#### DATA BLOCK

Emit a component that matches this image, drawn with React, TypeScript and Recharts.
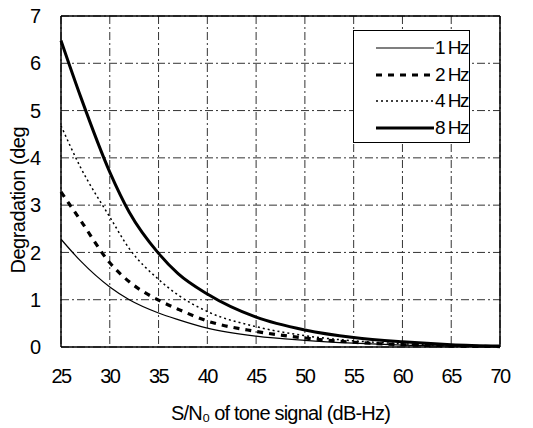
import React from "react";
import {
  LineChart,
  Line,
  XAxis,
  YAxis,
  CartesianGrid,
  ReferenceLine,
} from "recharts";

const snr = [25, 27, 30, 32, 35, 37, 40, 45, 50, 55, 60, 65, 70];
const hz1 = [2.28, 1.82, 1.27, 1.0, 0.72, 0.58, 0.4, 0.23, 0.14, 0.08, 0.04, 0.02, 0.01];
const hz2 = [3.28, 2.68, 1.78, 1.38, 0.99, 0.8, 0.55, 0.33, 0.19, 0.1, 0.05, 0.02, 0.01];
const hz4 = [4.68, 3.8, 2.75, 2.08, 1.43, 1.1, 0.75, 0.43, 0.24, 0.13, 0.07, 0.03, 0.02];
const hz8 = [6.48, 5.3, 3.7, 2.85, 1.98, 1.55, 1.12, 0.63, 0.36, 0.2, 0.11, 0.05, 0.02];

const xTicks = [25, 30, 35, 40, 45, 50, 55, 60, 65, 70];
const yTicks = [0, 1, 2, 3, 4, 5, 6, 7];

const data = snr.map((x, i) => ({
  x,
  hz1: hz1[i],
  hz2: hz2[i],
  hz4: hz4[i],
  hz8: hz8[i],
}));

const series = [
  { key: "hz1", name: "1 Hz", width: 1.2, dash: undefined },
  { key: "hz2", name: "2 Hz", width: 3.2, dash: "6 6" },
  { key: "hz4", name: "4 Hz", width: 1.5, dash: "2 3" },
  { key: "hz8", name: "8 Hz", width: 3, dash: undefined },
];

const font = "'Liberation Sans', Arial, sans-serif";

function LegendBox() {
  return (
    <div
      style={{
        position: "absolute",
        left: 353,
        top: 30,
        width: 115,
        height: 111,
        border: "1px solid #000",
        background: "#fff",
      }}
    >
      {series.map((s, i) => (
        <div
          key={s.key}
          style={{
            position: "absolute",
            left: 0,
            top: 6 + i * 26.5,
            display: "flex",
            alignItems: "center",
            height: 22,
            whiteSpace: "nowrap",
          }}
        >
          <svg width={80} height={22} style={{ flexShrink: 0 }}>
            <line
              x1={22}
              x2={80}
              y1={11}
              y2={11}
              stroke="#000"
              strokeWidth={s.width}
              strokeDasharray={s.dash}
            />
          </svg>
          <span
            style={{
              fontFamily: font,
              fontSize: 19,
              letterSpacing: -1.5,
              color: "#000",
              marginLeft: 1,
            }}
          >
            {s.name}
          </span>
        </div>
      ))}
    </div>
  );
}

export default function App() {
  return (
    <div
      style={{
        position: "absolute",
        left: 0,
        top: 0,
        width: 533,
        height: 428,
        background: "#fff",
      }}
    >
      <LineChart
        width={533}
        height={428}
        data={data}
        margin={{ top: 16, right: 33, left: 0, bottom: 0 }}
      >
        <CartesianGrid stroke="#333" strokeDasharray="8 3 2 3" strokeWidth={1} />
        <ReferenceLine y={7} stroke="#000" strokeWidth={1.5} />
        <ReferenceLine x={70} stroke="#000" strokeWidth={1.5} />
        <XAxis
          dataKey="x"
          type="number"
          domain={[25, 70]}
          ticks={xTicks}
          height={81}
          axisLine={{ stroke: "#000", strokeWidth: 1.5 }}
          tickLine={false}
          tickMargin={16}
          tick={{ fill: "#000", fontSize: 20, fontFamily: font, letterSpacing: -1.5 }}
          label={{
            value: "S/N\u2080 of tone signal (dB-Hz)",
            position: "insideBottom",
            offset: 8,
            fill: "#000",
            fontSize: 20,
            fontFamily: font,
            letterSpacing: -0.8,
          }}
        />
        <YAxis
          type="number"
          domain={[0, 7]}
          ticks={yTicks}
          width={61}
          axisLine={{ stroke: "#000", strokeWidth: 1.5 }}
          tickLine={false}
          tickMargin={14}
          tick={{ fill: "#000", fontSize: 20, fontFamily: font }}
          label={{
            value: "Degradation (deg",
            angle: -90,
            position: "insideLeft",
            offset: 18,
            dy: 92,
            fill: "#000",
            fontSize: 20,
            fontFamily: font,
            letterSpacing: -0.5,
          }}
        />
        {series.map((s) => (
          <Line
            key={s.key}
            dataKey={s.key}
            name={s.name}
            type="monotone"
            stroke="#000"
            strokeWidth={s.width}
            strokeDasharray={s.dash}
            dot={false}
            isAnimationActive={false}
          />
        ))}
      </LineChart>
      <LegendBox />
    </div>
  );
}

#### EXERCISE TASK
Without the pictures, print the whole listing exactly as given.

#### EXPECTED ANSWER
Emit a component that matches this image, drawn with React, TypeScript and Recharts.
import React from "react";
import {
  LineChart,
  Line,
  XAxis,
  YAxis,
  CartesianGrid,
  ReferenceLine,
} from "recharts";

const snr = [25, 27, 30, 32, 35, 37, 40, 45, 50, 55, 60, 65, 70];
const hz1 = [2.28, 1.82, 1.27, 1.0, 0.72, 0.58, 0.4, 0.23, 0.14, 0.08, 0.04, 0.02, 0.01];
const hz2 = [3.28, 2.68, 1.78, 1.38, 0.99, 0.8, 0.55, 0.33, 0.19, 0.1, 0.05, 0.02, 0.01];
const hz4 = [4.68, 3.8, 2.75, 2.08, 1.43, 1.1, 0.75, 0.43, 0.24, 0.13, 0.07, 0.03, 0.02];
const hz8 = [6.48, 5.3, 3.7, 2.85, 1.98, 1.55, 1.12, 0.63, 0.36, 0.2, 0.11, 0.05, 0.02];

const xTicks = [25, 30, 35, 40, 45, 50, 55, 60, 65, 70];
const yTicks = [0, 1, 2, 3, 4, 5, 6, 7];

const data = snr.map((x, i) => ({
  x,
  hz1: hz1[i],
  hz2: hz2[i],
  hz4: hz4[i],
  hz8: hz8[i],
}));

const series = [
  { key: "hz1", name: "1 Hz", width: 1.2, dash: undefined },
  { key: "hz2", name: "2 Hz", width: 3.2, dash: "6 6" },
  { key: "hz4", name: "4 Hz", width: 1.5, dash: "2 3" },
  { key: "hz8", name: "8 Hz", width: 3, dash: undefined },
];

const font = "'Liberation Sans', Arial, sans-serif";

function LegendBox() {
  return (
    <div
      style={{
        position: "absolute",
        left: 353,
        top: 30,
        width: 115,
        height: 111,
        border: "1px solid #000",
        background: "#fff",
      }}
    >
      {series.map((s, i) => (
        <div
          key={s.key}
          style={{
            position: "absolute",
            left: 0,
            top: 6 + i * 26.5,
            display: "flex",
            alignItems: "center",
            height: 22,
            whiteSpace: "nowrap",
          }}
        >
          <svg width={80} height={22} style={{ flexShrink: 0 }}>
            <line
              x1={22}
              x2={80}
              y1={11}
              y2={11}
              stroke="#000"
              strokeWidth={s.width}
              strokeDasharray={s.dash}
            />
          </svg>
          <span
            style={{
              fontFamily: font,
              fontSize: 19,
              letterSpacing: -1.5,
              color: "#000",
              marginLeft: 1,
            }}
          >
            {s.name}
          </span>
        </div>
      ))}
    </div>
  );
}

export default function App() {
  return (
    <div
      style={{
        position: "absolute",
        left: 0,
        top: 0,
        width: 533,
        height: 428,
        background: "#fff",
      }}
    >
      <LineChart
        width={533}
        height={428}
        data={data}
        margin={{ top: 16, right: 33, left: 0, bottom: 0 }}
      >
        <CartesianGrid stroke="#333" strokeDasharray="8 3 2 3" strokeWidth={1} />
        <ReferenceLine y={7} stroke="#000" strokeWidth={1.5} />
        <ReferenceLine x={70} stroke="#000" strokeWidth={1.5} />
        <XAxis
          dataKey="x"
          type="number"
          domain={[25, 70]}
          ticks={xTicks}
          height={81}
          axisLine={{ stroke: "#000", strokeWidth: 1.5 }}
          tickLine={false}
          tickMargin={16}
          tick={{ fill: "#000", fontSize: 20, fontFamily: font, letterSpacing: -1.5 }}
          label={{
            value: "S/N\u2080 of tone signal (dB-Hz)",
            position: "insideBottom",
            offset: 8,
            fill: "#000",
            fontSize: 20,
            fontFamily: font,
            letterSpacing: -0.8,
          }}
        />
        <YAxis
          type="number"
          domain={[0, 7]}
          ticks={yTicks}
          width={61}
          axisLine={{ stroke: "#000", strokeWidth: 1.5 }}
          tickLine={false}
          tickMargin={14}
          tick={{ fill: "#000", fontSize: 20, fontFamily: font }}
          label={{
            value: "Degradation (deg",
            angle: -90,
            position: "insideLeft",
            offset: 18,
            dy: 92,
            fill: "#000",
            fontSize: 20,
            fontFamily: font,
            letterSpacing: -0.5,
          }}
        />
        {series.map((s) => (
          <Line
            key={s.key}
            dataKey={s.key}
            name={s.name}
            type="monotone"
            stroke="#000"
            strokeWidth={s.width}
            strokeDasharray={s.dash}
            dot={false}
            isAnimationActive={false}
          />
        ))}
      </LineChart>
      <LegendBox />
    </div>
  );
}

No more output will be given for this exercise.